Gruber: „Es fällt schwer, in die Zukunft zu blicken. Die Aussichten sind total ungewiss und eigentlich können wir uns auf nichts mehr verlassen.“ Denn bei Investitionen im Stallbaubereich gehe es um Kosten, die für die nächsten 20 bis 30 Jahre geschultert werden müssten. Doch dafür brauche es Planungssicherheit. Ein neuer Betrieb mit 60 bis 80 Kühen brauche mittlerweile gar nicht mehr gebaut werden, das sei betriebswirtschaftlich nicht mehr möglich. „Mit diesen Maßnahmen trifft man diejenigen, die man eigentlich schützen will und deren Existenz man aufrechterhalten möchte“, findet der Landwirt. Für Gruber ist klar: Wenn die Menschen regionale Produkte kaufen möchten, „dann brauchen wir auch die Unterstützung der Gesellschaft“.

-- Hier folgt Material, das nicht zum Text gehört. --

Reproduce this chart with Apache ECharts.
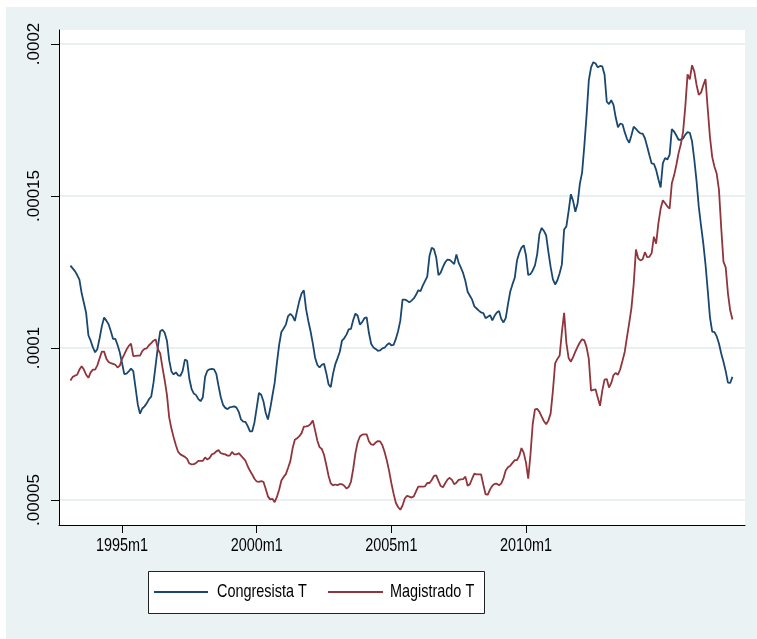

Matthäus Michlbauer vom Kreisverband Traunstein ergänzt, dass es die Landwirte schon zuvor sehr schwer hatten. „In der öffentlichen Wahrnehmung zerstören wir meistens nur die Natur. Vom Jahresgewinn, der je nach Betrieb bei 50.000 bis 60.000 Euro brutto liegt, müssten die Bauern aufgrund ihrer Selbstständigkeit unter anderem für die eigene Rente sorgen. Und dann gibt es noch die ausufernde Bürokratie. „Die vielen Regulierungen und unendlichen Aufzeichnungspflichten sind der Wahnsinn. Es ist extrem schwierig geworden, den Überblick zu behalten. Bald fahren alle nur noch mit dem Handy in der Hand Traktor, um alles zu dokumentieren. Die Jungen machen das noch mit, aber nicht die älteren Landwirte“, so Michlbauer. Deshalb wundert es ihn überhaupt nicht, dass sich immer mehr Bauern ein zweites berufliches Standbein aufbauen, um im schlimmsten Fall als Quereinsteiger umzusatteln. Diese Entwicklung sei das falsche Signal für unser Land.